In the decade since, Ali Smith, Ottman Smith (brothers) and Andres Gonzalez have gone into some of the most violent cities in the country and done the same thing. By the time they move on, the number of suspensions will have plummeted if not completely disappeared and a new process will be in place for when a kid gets disruptive. Now when somebody becomes unruly, they go to a meditation room and spend 15 minutes with a trained mindfulness teacher who listens and reflects back to the student what they are feeling. That’s it, the teacher just listens and mirrors back, no further commentary. Then they do some breathing together and the kid goes back to class. Instead of detention they get yoga.
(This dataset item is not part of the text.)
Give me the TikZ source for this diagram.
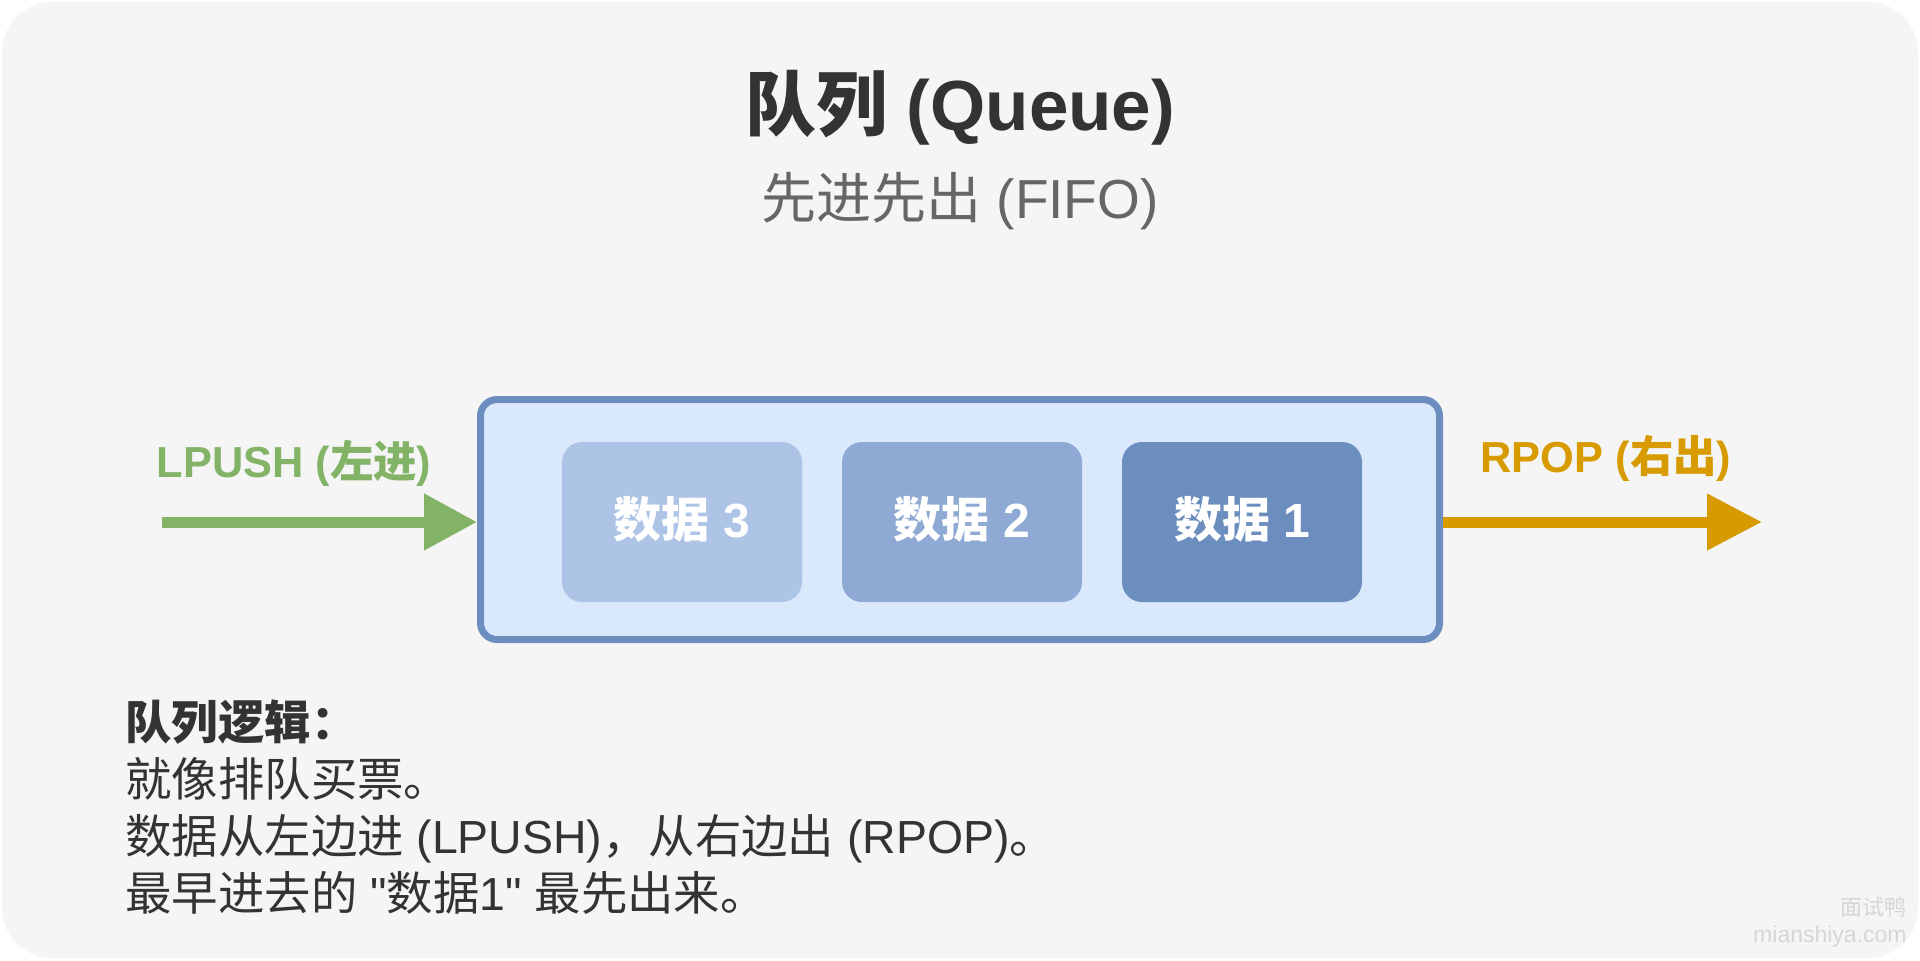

When summarized in that way, bringing about such astonishing transformation almost sounds easy, as if yoga magic is casting an immediate calm and quiet spell over the kids. It’s nothing like that. There is a lot that must be proven to these kids who are not inclined to go politely into downward facing dog. Central to Ali, Ottman and Andres’ success is the respect they hold for the kids, space they are able to hold by following the instruction of the word:
- “spec” (as in spectacles) means to look.
To look again.
The instruction built into that word is eye opening. I think about the people in my life who might annoy me or who I occasionally may have limited patience for, myself included. If I look again, there’s always something more.